Далее, в основе спора «юридистов» и «органистов» – разное понимание ключевого новозаветного слова δικαίωσις, того самого «оправдания». Понимание юридистов основано на метафоре суда. Человек виновен, но его провозглашают невиновным благодаря тому, что Христос понес за него наказание.
Другая школа переводит его как «наделение праведностью», основываясь на метафоре патроната: человек сам по себе праведности лишен, но Бог как патрон наделяет его этим свойством, благодаря тому, что Христос искупил его на свободу и сделал своим клиентом.
Ту самую цитату из Послания к Римлянам я предлагаю переводить так: «Все они согрешили и лишились славы Божьей, но их искупил Христос Иисус – и так наделил их праведностью. Такой дар получили они по Его благодати». Впрочем, и это лишь одно из возможных пониманий, оригинал неизмеримо глубже и сложнее любого из возможных переводов.
Казалось бы, какая разница, как описать это самое спасение? Но две метафоры (нам приходится сильно упрощать) соответствуют двум достаточно различным пониманиям церкви. Первая, судебная, представляет верующего индивидуумом, сосредоточенным на собственном покаянии, а вторая, связанная с патронатом, скорее говорит об общине, действующей по поручению своего патрона – Христа. Конечно, понятно, что все это голые схемы, что каждая из них описывает лишь одну сторону некоей реальности, которая неизмеримо сложнее, но важно понимать, что именно лежит в основе наших представлений и действий.
А в основе любой «принципиальной схемы церкви» и конкретной церковной практики непременно обнаружится тот или иной набор богословских представлений. Например, есть еще и такое понимание церкви (без патроната, суда и вообще какого бы то ни было спасения): церковь состоит из профессиональных священнослужителей, оказывающих населению ритуальные услуги в обмен на пожертвования. Если искать для нее метафору в Писании, это будет разве что торгующие в храме. Зато именно эта схема комфортна и понятна всем участникам процесса, она снимает неудобные вопросы и позволяет ничего никому не менять (или хотя бы делать вид, что ничего не меняется), и, видимо, поэтому она так популярна.

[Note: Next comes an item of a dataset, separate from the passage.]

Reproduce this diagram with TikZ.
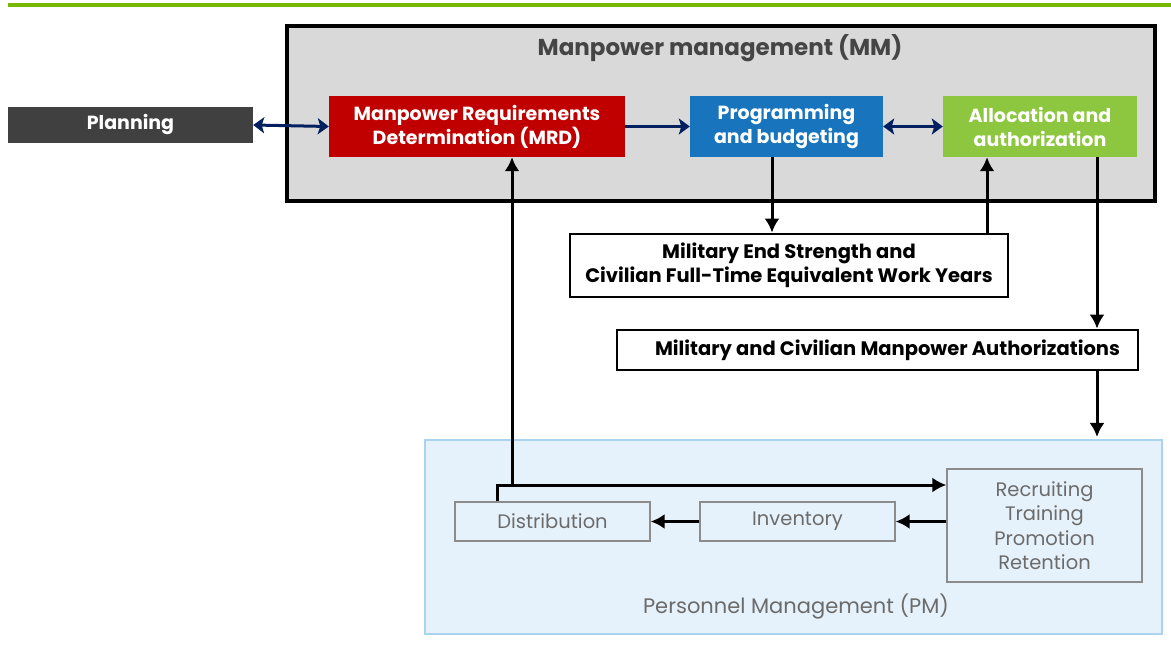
\documentclass[tikz,border=0pt]{standalone}
\usepackage{fontspec}
\setmainfont{Poppins}
\usetikzlibrary{arrows.meta,calc}
\definecolor{topgreen}{HTML}{77B800}
\definecolor{mmgray}{HTML}{D9D9D9}
\definecolor{darkbox}{HTML}{404040}
\definecolor{titlegray}{HTML}{454545}
\definecolor{mrdred}{HTML}{C00000}
\definecolor{progblue}{HTML}{1874BC}
\definecolor{allocgreen}{HTML}{8DC63F}
\definecolor{navy}{HTML}{002060}
\definecolor{pmfill}{HTML}{E6F2FB}
\definecolor{pmedge}{HTML}{A9D3EF}
\definecolor{pmtext}{HTML}{6B6B6B}
\definecolor{pmbox}{HTML}{8C8C8C}
\begin{document}
\begin{tikzpicture}[x=1pt,y=-1pt,
  solid box/.style={inner sep=0pt, align=center, text=white,
    font=\fontsize{19}{24}\selectfont\bfseries},
  out box/.style={draw=black, line width=2.8pt, fill=white, inner sep=0pt,
    align=center, font=\fontsize{19.5}{24.5}\selectfont\bfseries},
  pm box/.style={draw=pmbox, line width=1.3pt, inner sep=0pt, align=center,
    text=pmtext, font=\fontsize{19.5}{24.5}\selectfont},
  navyhead/.tip={Stealth[length=11pt,width=16pt,inset=2.5pt]},
  navyarrow/.style={draw=navy, line width=3pt, navyhead-navyhead},
  navyone/.style={draw=navy, line width=3pt, -navyhead},
  flow/.style={draw=black, line width=3pt, -{Latex[length=14pt,width=15pt]}},
  plain/.style={draw=black, line width=3pt}]
\useasboundingbox (0,0) rectangle (1171,652);
\fill[white] (0,0) rectangle (1171,652);
% header rule
\fill[topgreen] (8,3) rectangle (1171,7.5);

% manpower management frame
\node[draw=black, line width=3.5pt, fill=mmgray, minimum width=868pt,
  minimum height=175pt, inner sep=0pt] (mm) at (721,113.5) {};
\node[text=titlegray, font=\fontsize{23}{28}\selectfont\bfseries] (mmtitle)
  at (720,48) {Manpower management (MM)};

\node[solid box, fill=darkbox, minimum width=245pt, minimum height=36pt]
  (plan) at (130.5,125) {Planning};
\node[solid box, fill=mrdred, minimum width=296pt, minimum height=61pt]
  (mrd) at (477,126.5) {Manpower Requirements\\Determination (MRD)};
\node[solid box, fill=progblue, minimum width=193pt, minimum height=61pt]
  (prog) at (786.5,126.5) {Programming\\and budgeting};
\node[solid box, fill=allocgreen, minimum width=194pt, minimum height=61pt]
  (alloc) at (1040,126.5) {Allocation and\\authorization};

\draw[navyarrow] (plan.east) -- (mrd.west);
\draw[navyone] (mrd.east) -- (prog.west);
\draw[navyarrow] (prog.east) -- (alloc.west);

% outputs
\node[out box, minimum width=438pt, minimum height=63pt] (mes) at (789,265.5)
  {Military End Strength and\\Civilian Full-Time Equivalent Work Years};
\node[out box, minimum width=521pt, minimum height=40pt] (mcma) at (877.5,350)
  {\hspace*{20pt}Military and Civilian Manpower Authorizations};

% personnel management frame
\node[draw=pmedge, line width=2pt, fill=pmfill, minimum width=737pt,
  minimum height=194pt, inner sep=0pt] (pm) at (793.5,537) {};
\node[text=pmtext, font=\fontsize{21}{26}\selectfont] (pmtitle)
  at (796,607) {Personnel Management (PM)};
\node[pm box, minimum width=195pt, minimum height=39pt] (dist) at (552.5,521.5)
  {Distribution};
\node[pm box, minimum width=195pt, minimum height=39pt] (inv) at (797.5,521.5)
  {Inventory};
\node[pm box, minimum width=195pt, minimum height=113pt] (rtpr) at (1044.5,525.5)
  {Recruiting\\Training\\Promotion\\Retention};

% connector columns
\coordinate (cprog) at (772,0);
\coordinate (cmes) at (987,0);
\coordinate (calloc) at (1097,0);
\coordinate (cdist) at (497,0);
\coordinate (cup) at (512,0);
\coordinate (jrow) at (0,485);

\draw[flow] (prog.south -| cprog) -- (mes.north -| cprog);
\draw[flow] (mes.north -| cmes) -- (alloc.south -| cmes);
\draw[flow] (alloc.south -| calloc) -- (mcma.north -| calloc);
\draw[flow, shorten >=2pt] (mcma.south -| calloc) -- (pm.north -| calloc);

\draw[flow] (rtpr.west |- inv.east) -- (inv.east);
\draw[flow] (inv.west) -- (dist.east);
\draw[flow] (dist.north -| cdist) -- (cdist |- jrow) -- (rtpr.west |- jrow);
\draw[flow] (cup |- jrow) -- (mrd.south -| cup);
\end{tikzpicture}
\end{document}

Вот уже четверть века идет разговор о возможности и даже необходимости богослужения на современном русском языке, вполне бессмысленный и беспощадный. Полупонятный язык богослужения, в котором каждый слышит что-то свое и домысливает остальное (мы обсуждали эту проблему в 15-й главе). Но когда мы услышим полноценное богослужение на русском, мы убедимся, что проблема вовсе не в аористе и не в дательном самостоятельном, которые отсутствуют в современном русском языке.
В огромной степени эта непонятность возникает от того, что богословие нашего богослужения появилось в поздней Античности и средневековой Византии и было изложено языком средневековой Византии для средневековых византийцев. Этот язык прекрасен, но невозможно ожидать, что он будет полностью понятен и актуален для людей двадцать первого века, даже если полностью заменить слова и грамматические формы на современные. Тут, вероятно, придется заменять и некоторые ключевые метафоры… да и не только их. И что казалось прямым и непосредственным выражением, иной раз может быть понято сегодня только метафорически.
Вот всего лишь один пример. «Сказав сие, Он поднялся в глазах их, и облако взяло Его из вида их» – так описывает Вознесение Христа книга Деяний (1:9). Видимо, люди Античности и Средневековья понимали это «облако» в основном буквально, сегодня мы, не раз летавшие через облака на самолетах, воспринимаем его как метафору. Но только ли облако здесь метафорично? Разве само представление о том, что Христос поднимается на небо, где садится одесную от Отца, – не развернутая метафора? Иными словами, было ли Вознесение физическим перемещением Христа с поверхности земли, и если да, куда именно Он переместился? Едва ли мы можем ответить на эти вопросы с той же степенью уверенности, с какой на них отвечали тысячу лет назад.
Более того, в 1-м Послании Фессалоникийцам мы читаем о Втором пришествии: «Когда архангельский голос и труба Божья бросят клич и Сам Господь сойдет с небес, сначала воскреснут те, кто умер во Христе, а потом и мы, кто останется в живых, будем подняты в воздух на облаках навстречу Господу, и так мы насовсем соединимся с Господом» (4:16–17, перевод мой). То есть тем, кто к этому моменту будет жив, предстоит подняться на небо никаким иным способом, как на облаках, – для нас очевидная метафора. Вряд ли мы ожидаем, что при пришествии Христа будем подняты в верхние слои атмосферы… А можем ли мы выразить эту веру иными словами?
Ведь даже в Символе веры Христос сначала назван метафорически «светом от света» и лишь затем «Богом истинным от Бога истинна» – метафора идет впереди определения именно потому, что такие вещи удобнее описывать метафорами.